According to USDA data, fed cattle prices are on the rise with fourth quarter 2021 fed cattle prices the highest in five years.
National Chicken Council President Mike Brown called the plan “a solution in search of a problem.”
North American Meat Institute spokesperson Sarah Little said staffing plants remains the biggest issue for meatpackers and that the White House plan would not address it.
“Our members of all sizes cannot operate at capacity because they struggle to employ a long-term stable workforce,” she said. “New capacity and expanded capacity created by the government will have the same problem.”
According to the NAMI, unanswered questions include the amount of packing capacity the Administration believes is necessary; what price the Administration believes cattle should bring; the length of time government sponsored processors will receive funding; how much government sponsored processors will be required to pay workers; the potential affects of an influx of government sponsored processors on the existing small and mid-size processors; the timeline for new processors to come online; which geographical areas the Administration has deemed as targets for government sponsored processors; and whether new plants will have sufficient labor.

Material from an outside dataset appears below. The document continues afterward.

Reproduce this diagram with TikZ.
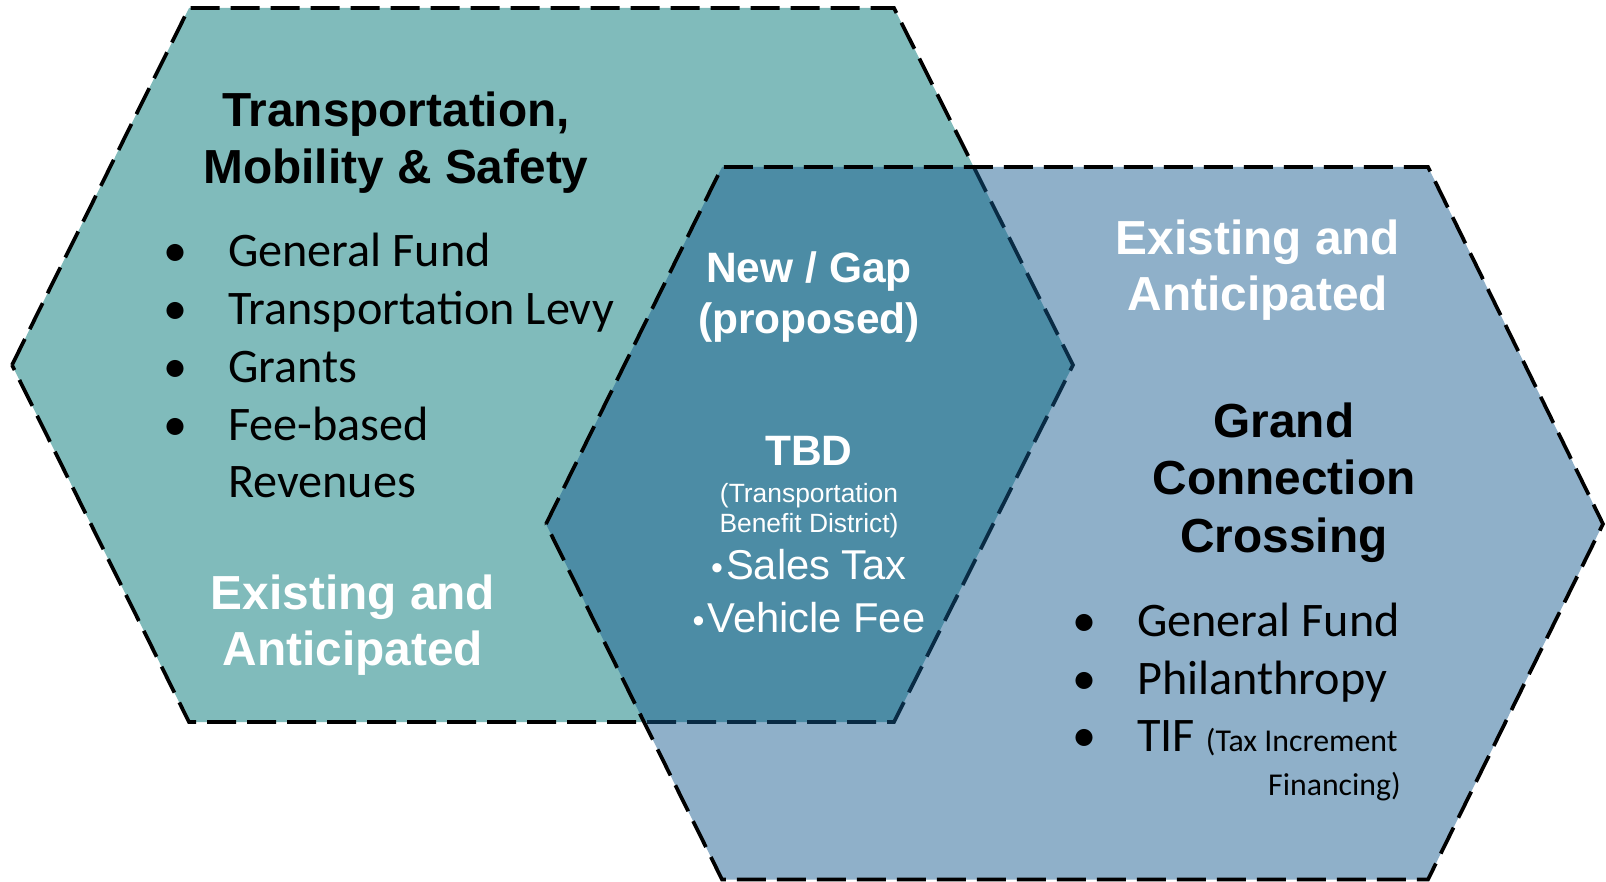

R-CALF USA’s Bill Bullard said his group remains skeptical about the plan’s strategy for addressing decades of nonenforcement of U.S. antitrust laws and the 100-year-old Packers and Stockyards Act.
He said his organization waited for years and by 2019 it was clear the government was disinclined to protect the cattle industry from alleged packer buying practices that R-CALF USA alleged were harming America’s cattle producers in the group’s private antitrust lawsuit filed against the largest packers in April of that year.

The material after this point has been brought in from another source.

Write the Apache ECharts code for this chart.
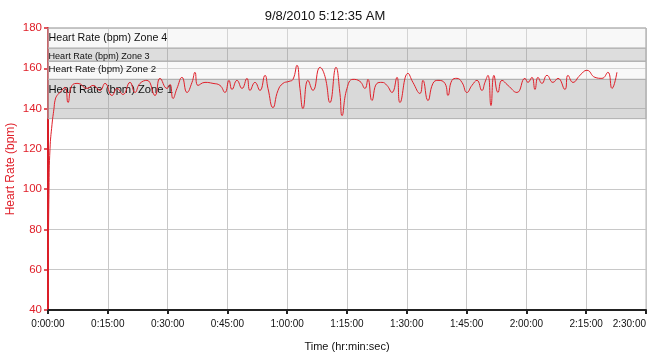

“Our nation’s cattle industry is in a serious crisis and while we appreciate the administration’s plans to write rules with which to implement portions of the Packers and Stockyards Act, correct the exploitive “Product of USA” beef label, and increase market transparency by requiring more information, as well as its attempt to identify any new, potential violations of competition laws, the fact remains that the administration has not announced that it will take decisive enforcement action to protect America’s cattle producers from the harms they’ve been experiencing for the past seven years, and we remain disappointed with that omission,” Bullard concluded.